Когда центурион начал осмотр, Квинт ощутил нервозность. В походных условиях не часто случались развлечения, одним из которых была сегодняшняя проверка амуниции, а парадов практически не случалось. Прошло столько времени с тех пор, как ему приходилось готовить свою амуницию для представления под орлиный взгляд Коракса, что он боялся забыть какую-нибудь мелочь. Похоже, и остальные испытывали такое же затруднение. Через каждые несколько шагов командир выражал свое недовольство недостаточно начищенным ремнем или заметным отпечатком пальца на умбоне щита. Впрочем, к удивлению Квинта, в отношении него центурион не высказал никакой критики. Юноша шепотом поблагодарил за это Урция. Его друг, тоже переживший осмотр Коракса, помогал ему подготовиться.
Тем, у кого обнаружились изъяны в амуниции, центурион дал короткое время на их устранение, остальным была дана команда разойтись. Когда провинившиеся, наконец, заслужили его одобрение, он повел подразделение на открытое место у самого лагерного вала. Гастаты прибыли за несколько мгновений до того, как пришли экстраординарии, что было приятно. Их командир нахмурился, когда Коракс приветствовал его, что увеличило злорадство гастатов. Квинт заметил Саттиона; тот выглядел таким же раздосадованным, как и его центурион, что они пришли вторыми. «Так тебе и надо, – подумал юноша, – хмурый болван».
Но его настроение упало, когда появились переговорщики. И его раздосадовали не два трибуна, а шедший вместе с ними Пера. Как всегда, с самодовольным видом, он сиял панцирем и шлемом с поперечным гребнем.
– Без этого шлюхиного сына никуда, – шепнул Квинт приятелю.
– Он родственник Марцелла. Что еще сказать?
Попытка Урция утешить друга имела некоторый успех. Тем не менее Квинт сдвинул свой шлем чуть пониже на лоб и уставился в землю. Увидев Коракса, Пера должен был понять, что он здесь, но если не показываться на глаза, ничего плохого не может случиться… Или может?
Посольство отправилось во главе с экстраординариями, как положено войску на марше. Пера и трибуны держались за солдатами-союзниками вместе с несколькими трубачами, писцами и рабами. Коракс со своими гастатами следовал за ними, а велиты двигались в арьергарде. Посольство шло по самому безопасному маршруту, по дорожке внутри римских укреплений. Только приблизившись к башне Галеагра, оно вышло через ворота на ничейную полосу. К чести экстраординариев, они не сбавили шаг, но это не остановило мурашек, пробежавших по спине Квинта, когда он вышел из укрытия. На лицах товарищей виделось напряжение, и даже Коракс, казалось, нервничал.

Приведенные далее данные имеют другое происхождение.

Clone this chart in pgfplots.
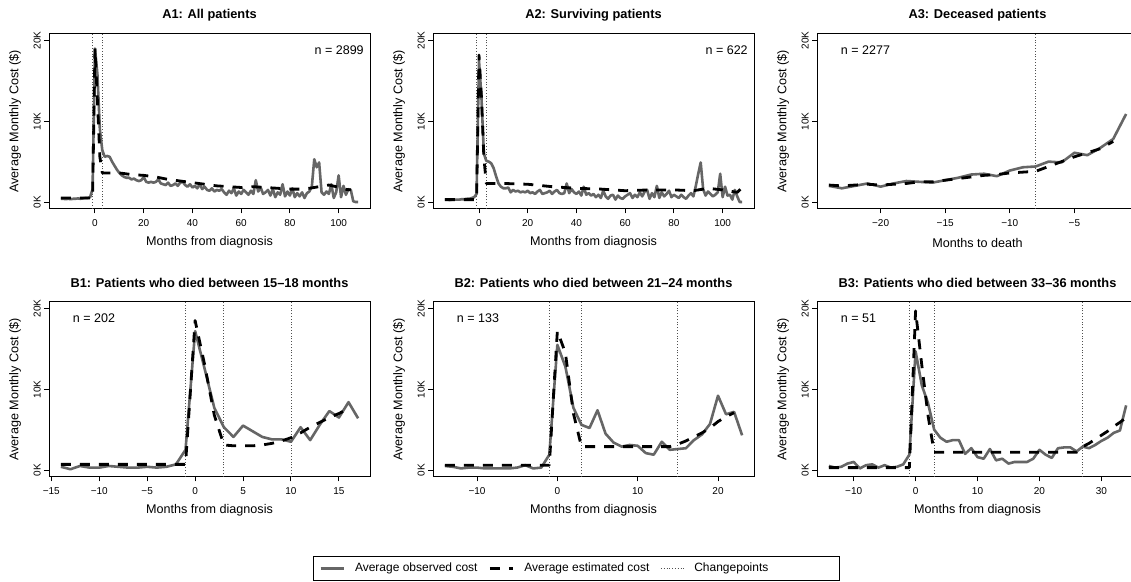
\documentclass[border=0pt]{standalone}
\usepackage{fontspec}
\setmainfont{Liberation Sans}
\usepackage{pgfplots}
\pgfplotsset{compat=1.18}
\definecolor{obs}{RGB}{102,102,102}
\definecolor{cpc}{RGB}{80,80,80}
\tikzset{nlab/.style={font=\fontsize{12.5bp}{14bp}\selectfont, inner sep=0pt}}
\pgfplotsset{
  panel/.style={
    scale only axis, width=321bp, height=174.5bp,
    ymin=-0.8, ymax=20.8, ytick={0,10,20}, yticklabels={0K,10K,20K},
    tick align=outside, tick pos=left, major tick length=5bp,
    axis line style={line width=1bp}, every tick/.style={line width=1bp, black},
    /pgf/number format/assume math mode=true,
    ticklabel style={font=\fontsize{10bp}{12bp}\selectfont},
    yticklabel style={xshift=-3bp, rotate=90, anchor=south, inner sep=0pt},
    xticklabel style={anchor=north, inner sep=0pt, yshift=-6bp},
    label style={font=\fontsize{12.6bp}{14bp}\selectfont},
    xlabel style={at={(axis description cs:0.5,-0.195)}, anchor=center},
    ylabel style={at={(axis description cs:-0.106,0.5)}, anchor=center},
    title style={at={(axis description cs:0.5,1.075)}, anchor=center, font=\bfseries\fontsize{12.8bp}{14bp}\selectfont},
    ylabel={Average Monthly Cost (\$)},
    legend image code/.code={\draw[##1] (0bp,0bp) -- (23bp,0bp);},
  },
  obs/.style={color=obs, line width=2.6bp, line join=round, no markers},
  est/.style={black, line width=2.8bp, dash pattern=on 10bp off 9bp, line join=round, no markers},
  cpl/.style={color=cpc, line width=0.8bp, dash pattern=on 0.8bp off 2bp, no markers},
}
\begin{document}
\begin{tikzpicture}
\begin{scope}
\clip (0bp,0bp) rectangle (1131bp,582bp);
\begin{pgfinterruptboundingbox}
% ---------------- A1
\begin{axis}[panel, at={(49bp,548bp)}, anchor=north west,
  xmin=-18.88, xmax=112.88, xtick={0,20,40,60,80,100},
  title={A1: All patients}, xlabel={Months from diagnosis}]
\addplot[cpl] coordinates {(-1,-0.8) (-1,20.8)};
\addplot[cpl] coordinates {(3,-0.8) (3,20.8)};
\addplot[obs] coordinates {
(-14,0.4) (-13,0.4) (-12,0.35) (-11,0.4) (-10,0.35) (-9,0.4) (-8,0.4) (-7,0.45) (-6,0.4) (-5,0.45) (-4,0.5) (-3,0.5) (-2,0.6) (-1,1.6)
(0,19.0) (1,15.8) (2,9.0) (3,6.4) (4,5.6) (5,5.7) (6,5.6) (7,5.0) (8,4.5) (9,4.0) (10,3.6) (11,3.3) (12,3.1) (13,3.0) (14,3.0) (15,2.8)
(16,2.9) (17,2.7) (18,2.6) (19,2.7) (20,3.1) (21,2.5) (22,2.4) (23,2.5) (24,2.4) (25,2.5) (26,2.8) (27,2.3) (28,2.2) (29,2.1) (30,2.4)
(31,2.0) (32,2.1) (33,2.3) (34,2.0) (35,2.4) (36,2.5) (37,2.1) (38,1.9) (39,2.2) (40,1.8) (41,2.0) (42,1.7) (43,2.2) (44,1.6) (45,1.9)
(46,1.5) (47,1.4) (48,1.7) (49,1.3) (50,1.5) (51,1.4) (52,1.6) (53,1.2) (54,0.9) (55,1.4) (56,1.1) (57,1.7) (58,0.8) (59,1.3) (60,1.0)
(61,1.5) (62,1.2) (63,0.9) (64,1.4) (65,1.0) (66,2.7) (67,1.3) (68,1.8) (69,1.0) (70,1.2) (71,1.5) (72,0.8) (73,1.6) (74,0.6) (75,1.2)
(76,0.9) (77,2.2) (78,0.7) (79,1.3) (80,0.8) (81,1.7) (82,0.6) (83,1.1) (84,0.7) (85,1.2) (86,0.5) (87,1.1) (88,1.3) (89,1.9) (90,5.3)
(91,4.3) (92,4.9) (93,1.2) (94,0.9) (95,1.3) (96,1.0) (97,2.2) (98,0.5) (99,1.2) (100,3.3) (101,0.6) (102,2.0) (103,0.9) (104,1.6)
(105,1.5) (106,0.1) (107,0.0) (108,0.0)};
\addplot[est] coordinates {
(-14,0.5) (-10,0.5) (-5,0.5) (-1,0.5) (0,19.0) (1,12.5) (2,5.6) (3,3.6) (5,3.6) (10,3.6) (15,3.4) (20,3.3) (25,3.1) (30,2.8)
(35,2.6) (40,2.4) (45,2.2) (50,2.0) (55,1.9) (60,1.8) (65,1.9) (70,1.8) (75,1.7) (80,1.6) (85,1.6) (88,1.7) (92,1.9) (96,2.1)
(99,1.9) (102,1.6) (105,1.5)};
\node[nlab, anchor=east] at (axis description cs:0.981,0.908) {n = 2899};
\end{axis}
% ---------------- A2
\begin{axis}[panel, at={(433bp,548bp)}, anchor=north west,
  xmin=-18.88, xmax=112.88, xtick={0,20,40,60,80,100},
  title={A2: Surviving patients}, xlabel={Months from diagnosis}]
\addplot[cpl] coordinates {(-1,-0.8) (-1,20.8)};
\addplot[cpl] coordinates {(3,-0.8) (3,20.8)};
\addplot[obs] coordinates {
(-14,0.3) (-13,0.3) (-12,0.25) (-11,0.3) (-10,0.3) (-9,0.3) (-8,0.3) (-7,0.35) (-6,0.35) (-5,0.4) (-4,0.4) (-3,0.5) (-2,0.6) (-1,1.0)
(0,17.5) (1,13.0) (2,6.0) (3,5.1) (4,5.0) (5,4.8) (6,4.2) (7,3.2) (8,2.3) (9,1.9) (10,1.7) (11,1.7) (12,1.8) (13,1.2) (14,1.5) (15,1.3)
(16,1.4) (17,1.2) (18,1.3) (19,1.2) (20,1.4) (21,1.1) (22,1.2) (23,1.0) (24,1.3) (25,1.5) (26,1.0) (27,1.1) (28,1.2) (29,1.4) (30,1.0)
(31,1.3) (32,1.5) (33,1.1) (34,1.0) (35,1.1) (36,2.3) (37,1.1) (38,1.6) (39,1.2) (40,1.0) (41,1.3) (42,0.8) (43,1.9) (44,0.9) (45,1.1)
(46,0.8) (47,1.0) (48,0.6) (49,0.9) (50,0.5) (51,1.4) (52,0.7) (53,0.4) (54,0.8) (55,0.9) (56,0.3) (57,0.8) (58,0.5) (59,0.4) (60,0.7)
(61,0.9) (62,1.1) (63,0.5) (64,0.9) (65,0.6) (66,1.2) (67,0.7) (68,1.3) (69,1.5) (70,0.4) (71,1.1) (72,0.6) (73,2.0) (74,0.5) (75,1.2)
(76,0.7) (77,1.0) (78,1.4) (79,0.6) (80,0.9) (81,0.7) (82,0.5) (83,0.9) (84,0.6) (85,0.4) (86,0.8) (87,1.1) (88,0.7) (89,2.0) (90,3.5)
(91,4.9) (92,1.6) (93,0.8) (94,1.3) (95,1.0) (96,0.7) (97,0.9) (98,1.2) (99,3.5) (100,0.6) (101,1.9) (102,0.8) (103,0.9) (104,0.3)
(105,1.5) (106,0.7) (107,0.0) (108,0.0)};
\addplot[est] coordinates {
(-14,0.3) (-10,0.3) (-5,0.3) (-1,0.3) (0,18.2) (1,13.0) (2,5.5) (3,2.3) (10,2.3) (20,2.2) (30,1.9) (40,1.7) (50,1.6) (60,1.4)
(70,1.5) (80,1.5) (88,1.4) (94,1.7) (100,1.5) (104,1.3) (106,1.2) (108,1.8)};
\node[nlab, anchor=east] at (axis description cs:0.981,0.908) {n = 622};
\end{axis}
% ---------------- A3
\begin{axis}[panel, at={(817bp,548bp)}, anchor=north west,
  xmin=-24.92, xmax=-0.08, xtick={-20,-15,-10,-5}, xticklabels={−20,−15,−10,−5},
  title={A3: Deceased patients}, xlabel={Months to death}]
\addplot[cpl] coordinates {(-8,-0.8) (-8,20.8)};
\addplot[obs] coordinates {
(-24,2.0) (-23,1.7) (-22,2.0) (-21,2.3) (-20,1.9) (-19,2.3) (-18,2.6) (-17,2.5) (-16,2.4) (-15,2.7) (-14,3.0) (-13,3.4)
(-12,3.5) (-11,3.2) (-10,3.9) (-9,4.3) (-8,4.4) (-7,5.0) (-6,4.9) (-5,6.1) (-4,5.8) (-3,6.7) (-2,7.8) (-1,10.9)};
\addplot[est] coordinates {
(-24,2.1) (-23,2.0) (-22,2.1) (-21,2.2) (-20,2.1) (-19,2.2) (-18,2.3) (-17,2.5) (-16,2.5) (-15,2.7) (-14,2.9) (-13,3.1)
(-12,3.3) (-11,3.4) (-10,3.6) (-9,3.7) (-8,3.8) (-7,4.4) (-6,5.0) (-5,5.6) (-4,6.1) (-3,6.6) (-2,7.5)};
\node[nlab, anchor=west] at (axis description cs:0.074,0.908) {n = 2277};
\end{axis}
% ---------------- B1
\begin{axis}[panel, at={(49bp,280bp)}, anchor=north west,
  xmin=-15.24, xmax=18.24, xtick={-15,-10,-5,0,5,10,15}, xticklabels={−15,−10,−5,0,5,10,15},
  title={B1: Patients who died between 15–18 months}, xlabel={Months from diagnosis}]
\addplot[cpl] coordinates {(-1,-0.8) (-1,20.8)};
\addplot[cpl] coordinates {(3,-0.8) (3,20.8)};
\addplot[cpl] coordinates {(10,-0.8) (10,20.8)};
\addplot[obs] coordinates {
(-14,0.4) (-13,0.1) (-12,0.5) (-11,0.3) (-10,0.3) (-9,0.5) (-8,0.4) (-7,0.3) (-6,0.3) (-5,0.4) (-4,0.3) (-3,0.4) (-2,0.7) (-1,2.5)
(0,17.2) (1,12.5) (2,7.7) (3,5.3) (4,4.1) (5,5.5) (6,4.8) (7,4.1) (8,3.8) (9,3.8) (10,3.5) (11,5.3) (12,3.7) (13,5.6) (14,7.3)
(15,6.5) (16,8.4) (17,6.4)};
\addplot[est] coordinates {
(-14,0.7) (-10,0.7) (-5,0.7) (-1,0.7) (0,18.5) (1,13.0) (2,6.8) (3,3.1) (4,3.0) (5,3.0) (6,3.0) (7,3.1) (8,3.3) (9,3.6)
(10,4.0) (11,4.6) (12,5.3) (13,5.9) (14,6.5) (15,7.0) (16,7.6)};
\node[nlab, anchor=west] at (axis description cs:0.074,0.908) {n = 202};
\end{axis}
% ---------------- B2
\begin{axis}[panel, at={(433bp,280bp)}, anchor=north west,
  xmin=-15.48, xmax=24.48, xtick={-10,0,10,20}, xticklabels={−10,0,10,20},
  title={B2: Patients who died between 21–24 months}, xlabel={Months from diagnosis},
  legend columns=3, legend cell align=left,
  legend style={at={(axis description cs:-0.3738,-0.4556)}, anchor=north west, draw=black, line width=0.8bp,
    inner xsep=6bp, inner ysep=6.9bp, font=\fontsize{12bp}{14bp}\selectfont,
    nodes={inner sep=0pt},
    /tikz/every odd column/.append style={column sep=10bp},
    /tikz/every even column/.append style={column sep=11bp}}]
\addplot[obs] coordinates {
(-14,0.5) (-13,0.4) (-12,0.2) (-11,0.3) (-10,0.3) (-9,0.2) (-8,0.2) (-7,0.2) (-6,0.2) (-5,0.3) (-4,0.6) (-3,0.2) (-2,0.3) (-1,1.9)
(0,15.5) (1,12.8) (2,7.7) (3,5.6) (4,5.2) (5,7.4) (6,4.5) (7,3.4) (8,2.9) (9,3.1) (10,3.0) (11,2.1) (12,1.9) (13,3.5) (14,2.5)
(15,2.6) (16,2.7) (17,3.7) (18,4.4) (19,5.7) (20,9.2) (21,6.9) (22,7.2) (23,4.3)};
\addlegendentry{Average observed cost}
\addplot[est] coordinates {
(-14,0.6) (-10,0.6) (-5,0.6) (-1,0.6) (0,17.2) (1,14.5) (2,7.0) (3,2.9) (8,2.9) (14,2.9) (15,3.2) (16,3.6) (17,4.1) (18,4.6)
(19,5.2) (20,6.0) (21,6.6) (22,7.1)};
\addlegendentry{Average estimated cost}
\addplot[cpl] coordinates {(-1,-0.8) (-1,20.8)};
\addlegendentry{Changepoints\hspace*{65bp}}
\addplot[cpl, forget plot] coordinates {(3,-0.8) (3,20.8)};
\addplot[cpl, forget plot] coordinates {(15,-0.8) (15,20.8)};
\node[nlab, anchor=west] at (axis description cs:0.074,0.908) {n = 133};
\end{axis}
% ---------------- B3
\begin{axis}[panel, at={(817bp,280bp)}, anchor=north west,
  xmin=-15.92, xmax=35.92, xtick={-10,0,10,20,30}, xticklabels={−10,0,10,20,30},
  title={B3: Patients who died between 33–36 months}, xlabel={Months from diagnosis}]
\addplot[cpl] coordinates {(-1,-0.8) (-1,20.8)};
\addplot[cpl] coordinates {(3,-0.8) (3,20.8)};
\addplot[cpl] coordinates {(27,-0.8) (27,20.8)};
\addplot[obs] coordinates {
(-14,0.5) (-13,0.3) (-12,0.4) (-11,0.8) (-10,1.0) (-9,0.2) (-8,0.6) (-7,0.7) (-6,0.3) (-5,0.6) (-4,0.3) (-3,0.4) (-2,0.7) (-1,1.9)
(0,14.7) (1,10.5) (2,8.3) (3,5.0) (4,4.0) (5,3.5) (6,3.7) (7,3.7) (8,2.0) (9,2.7) (10,1.6) (11,1.4) (12,2.6) (13,1.2) (14,1.4)
(15,0.8) (16,1.0) (17,1.0) (18,1.0) (19,1.4) (20,2.5) (21,1.9) (22,1.5) (23,2.7) (24,2.8) (25,2.8) (26,2.3) (27,2.9) (28,2.7)
(29,3.1) (30,3.6) (31,4.0) (32,4.6) (33,4.9) (34,8.0)};
\addplot[est] coordinates {
(-14,0.3) (-10,0.3) (-5,0.3) (-1,0.3) (0,19.7) (1,13.0) (2,6.8) (3,2.2) (10,2.2) (20,2.2) (26,2.2) (27,2.9) (28,3.3) (29,3.8)
(30,4.3) (31,4.8) (32,5.4) (33,5.9) (34,6.5)};
\node[nlab, anchor=west] at (axis description cs:0.074,0.908) {n = 51};
\end{axis}
\end{pgfinterruptboundingbox}
\end{scope}
\useasboundingbox (0bp,0bp) rectangle (1131bp,582bp);
\end{tikzpicture}
\end{document}
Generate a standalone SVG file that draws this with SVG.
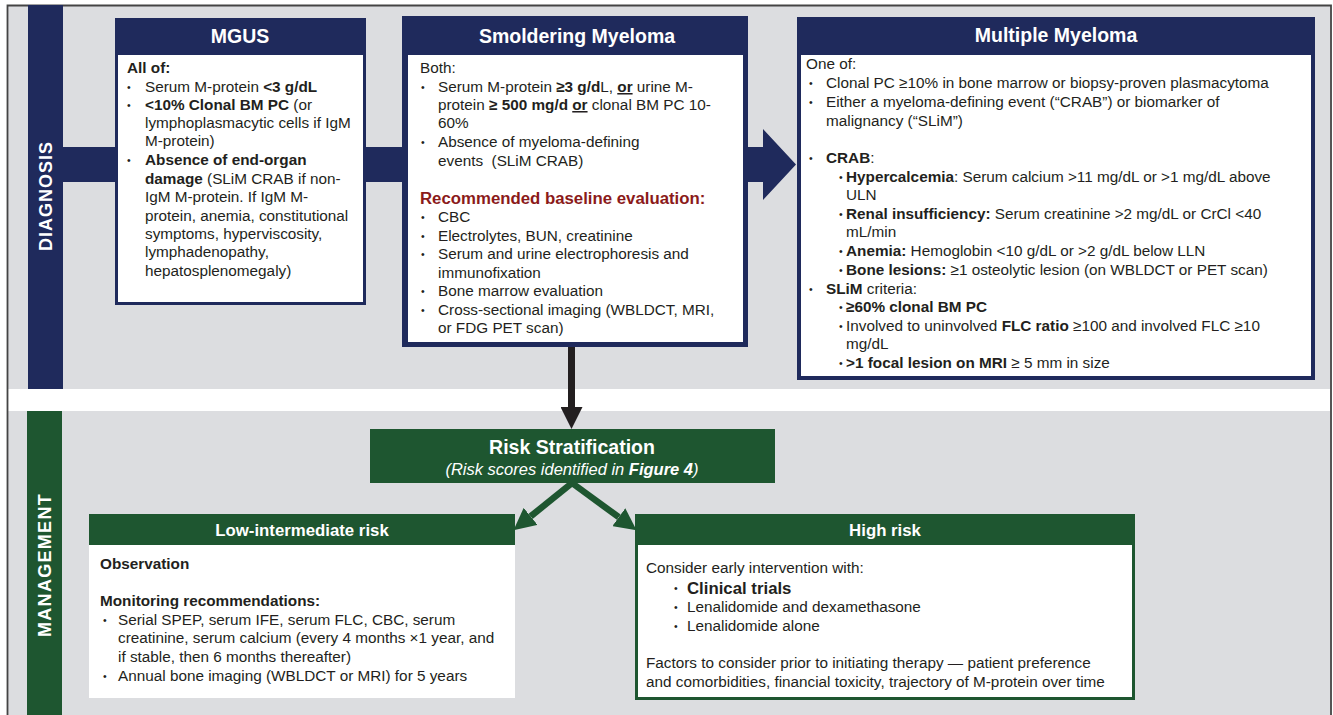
<svg xmlns="http://www.w3.org/2000/svg" width="1333" height="715" viewBox="0 0 1333 715">
<defs>
<style>
text{font-family:"Liberation Sans",Arial,sans-serif;fill:#231f20;font-size:15.3px}
.b{font-weight:bold}
.u{text-decoration:underline}
.ttl{font-weight:bold;font-size:19.5px;fill:#fff;text-anchor:middle}
.hdr{font-weight:bold;font-size:16.8px;fill:#fff;text-anchor:middle}
.side{font-weight:bold;font-size:18px;fill:#fff;text-anchor:middle;letter-spacing:1px}
.bl{font-size:10.5px}
.red{fill:#8b1a1a;font-weight:bold;font-size:16.8px}
.navy{fill:#1f2a5c}
.green{fill:#1e5630}
</style>
<marker id="gh" markerUnits="userSpaceOnUse" markerWidth="22" markerHeight="22" refX="0" refY="10" viewBox="0 0 20 20" orient="auto"><path d="M0,0 L20,10 L0,20 z" fill="#1e5630"/></marker>
<marker id="kh" markerUnits="userSpaceOnUse" markerWidth="22" markerHeight="22" refX="0" refY="10.5" viewBox="0 0 21 21" orient="auto"><path d="M0,0 L21,10.5 L0,21 z" fill="#231f20"/></marker>
</defs>

<g id="background">
<rect x="0" y="0" width="1333" height="715" fill="#fff"/>
<rect x="8" y="5" width="1322" height="384" fill="#dcdde0"/>
<rect x="8" y="411" width="1322" height="306" fill="#dcdde0"/>
<path d="M7.5,720 V5.5 H1331 V720" fill="none" stroke="#444" stroke-width="1.8"/>
</g>

<g id="sidebar-diagnosis">
<rect x="28" y="5" width="35" height="384" class="navy"/>
<text class="side" transform="translate(52,196) rotate(-90)">DIAGNOSIS</text>
</g>
<g id="sidebar-management">
<rect x="27" y="411" width="35" height="306" class="green"/>
<text class="side" transform="translate(51,565) rotate(-90)" style="letter-spacing:1.3px">MANAGEMENT</text>
</g>

<g id="connectors">
<polygon points="63,147 763,147 763,129 796,164.5 763,200 763,182 63,182" class="navy"/>
<line x1="571.5" y1="347" x2="571.5" y2="407" stroke="#231f20" stroke-width="7" marker-end="url(#kh)"/>
<line x1="572" y1="483" x2="530.6" y2="516.4" stroke="#1e5630" stroke-width="6.5" marker-end="url(#gh)"/>
<line x1="572" y1="483" x2="618.8" y2="517.2" stroke="#1e5630" stroke-width="6.5" marker-end="url(#gh)"/>
</g>

<g id="mgus">
<rect x="115" y="18" width="251" height="287" class="navy"/>
<rect x="118" y="55" width="245" height="247" fill="#fff"/>
<text class="ttl" x="240" y="43">MGUS</text>
<text class="b" x="127" y="73">All of:</text>
<text class="bl" x="127" y="91">•</text>
<text x="145" y="92">Serum M-protein <tspan class="b">&lt;3 g/dL</tspan></text>
<text class="bl" x="127" y="109">•</text>
<text x="145" y="110"><tspan class="b">&lt;10% Clonal BM PC</tspan> (or</text>
<text x="145" y="128">lymphoplasmacytic cells if IgM</text>
<text x="145" y="146">M-protein)</text>
<text class="bl" x="127" y="164">•</text>
<text x="145" y="165" class="b">Absence of end-organ</text>
<text x="145" y="184"><tspan class="b">damage</tspan> (SLiM CRAB if non-</text>
<text x="145" y="202">IgM M-protein. If IgM M-</text>
<text x="145" y="221">protein, anemia, constitutional</text>
<text x="145" y="239">symptoms, hyperviscosity,</text>
<text x="145" y="257">lymphadenopathy,</text>
<text x="145" y="276">hepatosplenomegaly)</text>
</g>

<g id="smoldering">
<rect x="402" y="16" width="346" height="331" class="navy"/>
<rect x="408" y="55" width="335" height="287" fill="#fff"/>
<text class="ttl" x="577" y="43">Smoldering Myeloma</text>
<text x="420" y="73">Both:</text>
<text class="bl" x="421" y="91">•</text>
<text x="438" y="92">Serum M-protein <tspan class="b">≥3 g/d</tspan>L, <tspan class="b u">or</tspan> urine M-</text>
<text x="438" y="110">protein <tspan class="b">≥ 500 mg/d</tspan> <tspan class="b u">or</tspan> clonal BM PC 10-</text>
<text x="438" y="128">60%</text>
<text class="bl" x="421" y="146">•</text>
<text x="438" y="147">Absence of myeloma-defining</text>
<text x="438" y="166" xml:space="preserve">events  (SLiM CRAB)</text>
<text class="red" x="420" y="204">Recommended baseline evaluation:</text>
<text class="bl" x="421" y="221">•</text>
<text x="438" y="222">CBC</text>
<text class="bl" x="421" y="240">•</text>
<text x="438" y="241">Electrolytes, BUN, creatinine</text>
<text class="bl" x="421" y="258">•</text>
<text x="438" y="259">Serum and urine electrophoresis and</text>
<text x="438" y="278">immunofixation</text>
<text class="bl" x="421" y="295">•</text>
<text x="438" y="296">Bone marrow evaluation</text>
<text class="bl" x="421" y="314">•</text>
<text x="438" y="315">Cross-sectional imaging (WBLDCT, MRI,</text>
<text x="438" y="333">or FDG PET scan)</text>
</g>

<g id="multiple-myeloma">
<rect x="797" y="17" width="518" height="363" class="navy"/>
<rect x="801" y="55" width="510" height="321" fill="#fff"/>
<text class="ttl" x="1056" y="42">Multiple Myeloma</text>
<text x="806" y="69">One of:</text>
<text class="bl" x="809" y="87">•</text>
<text x="826" y="88">Clonal PC ≥10% in bone marrow or biopsy-proven plasmacytoma</text>
<text class="bl" x="809" y="106">•</text>
<text x="826" y="107">Either a myeloma-defining event (“CRAB”) or biomarker of</text>
<text x="826" y="126">malignancy (“SLiM”)</text>
<text class="bl" x="809" y="162">•</text>
<text x="826" y="163"><tspan class="b">CRAB</tspan>:</text>
<text class="bl" x="839" y="181">•</text>
<text x="846" y="182"><tspan class="b">Hypercalcemia</tspan>: Serum calcium &gt;11 mg/dL or &gt;1 mg/dL above</text>
<text x="846" y="200">ULN</text>
<text class="bl" x="839" y="218">•</text>
<text x="846" y="219"><tspan class="b">Renal insufficiency:</tspan> Serum creatinine &gt;2 mg/dL or CrCl &lt;40</text>
<text x="846" y="237">mL/min</text>
<text class="bl" x="839" y="255">•</text>
<text x="846" y="256"><tspan class="b">Anemia:</tspan> Hemoglobin &lt;10 g/dL or &gt;2 g/dL below LLN</text>
<text class="bl" x="839" y="274">•</text>
<text x="846" y="275"><tspan class="b">Bone lesions:</tspan> ≥1 osteolytic lesion (on WBLDCT or PET scan)</text>
<text class="bl" x="809" y="293">•</text>
<text x="826" y="294"><tspan class="b">SLiM</tspan> criteria:</text>
<text class="bl" x="839" y="311">•</text>
<text x="846" y="312" class="b">≥60% clonal BM PC</text>
<text class="bl" x="839" y="330">•</text>
<text x="846" y="331">Involved to uninvolved <tspan class="b">FLC ratio</tspan> ≥100 and involved FLC ≥10</text>
<text x="846" y="349">mg/dL</text>
<text class="bl" x="839" y="367">•</text>
<text x="846" y="368"><tspan class="b">&gt;1 focal lesion on MRI</tspan> ≥ 5 mm in size</text>
</g>

<g id="risk-stratification">
<rect x="370" y="429" width="405" height="54" class="green"/>
<text class="ttl" x="572" y="454">Risk Stratification</text>
<text x="572" y="475" style="fill:#fff;font-style:italic;font-size:16.5px;text-anchor:middle">(Risk scores identified in <tspan class="b">Figure 4</tspan>)</text>
</g>

<g id="low-risk">
<rect x="89" y="514" width="426" height="31" class="green"/>
<rect x="89" y="545" width="426" height="153" fill="#fff"/>
<text class="hdr" x="302" y="536">Low-intermediate risk</text>
<text class="b" x="100" y="569">Observation</text>
<text class="b" x="100" y="606">Monitoring recommendations:</text>
<text class="bl" x="103" y="624">•</text>
<text x="118" y="625">Serial SPEP, serum IFE, serum FLC, CBC, serum</text>
<text x="118" y="643">creatinine, serum calcium (every 4 months ×1 year, and</text>
<text x="118" y="662">if stable, then 6 months thereafter)</text>
<text class="bl" x="103" y="680">•</text>
<text x="118" y="681">Annual bone imaging (WBLDCT or MRI) for 5 years</text>
</g>

<g id="high-risk">
<rect x="635" y="514" width="500" height="186" class="green"/>
<rect x="638" y="545" width="494" height="152" fill="#fff"/>
<text class="hdr" x="885" y="536">High risk</text>
<text x="646" y="573">Consider early intervention with:</text>
<text class="bl" x="674" y="592">•</text>
<text x="687" y="594" class="b" style="font-size:16.8px">Clinical trials</text>
<text class="bl" x="674" y="611">•</text>
<text x="687" y="612">Lenalidomide and dexamethasone</text>
<text class="bl" x="674" y="630">•</text>
<text x="687" y="631">Lenalidomide alone</text>
<text x="646" y="668">Factors to consider prior to initiating therapy — patient preference</text>
<text x="646" y="687">and comorbidities, financial toxicity, trajectory of M-protein over time</text>
</g>
</svg>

Пока они приближались к городским стенам, никаких метательных снарядов по ним выпущено не было. Их путь лежал на восток от Гексапил, к Трогильскому заливу, где раньше сиракузцы пользовались якорной стоянкой для разгрузки торговых судов и доставки товаров в город. Теперь местность находилась под контролем римлян, но пользоваться ею не давали вражеские метательные машины. Если выдавалась возможность, Квинт с товарищами любили купаться здесь на мелководье – под прикрытием темноты.
Оставив море за спиной, колонна направилась к Галеагре – приземистой шестиугольной башне, защищавшей то место, где крепостные стены спускались к морю. Было тревожно видеть молча вытянувшихся вдоль парапета защитников, скрывавших свое оружие. Однако, как тихо велел Коракс, они не могли показать тем ублюдкам ничего, кроме храбрости на лице.
И потому гастаты шли, подняв подбородок и высоко держа щиты. То, что договорились о перемирии, не исключало возможности вероломства. Многие шептали молитвы. Не было ничего плохого в том, чтобы попросить у богов защиты, даже если она не понадобится, и Квинт делал то же. Намного лучше, чем оказаться мертвым.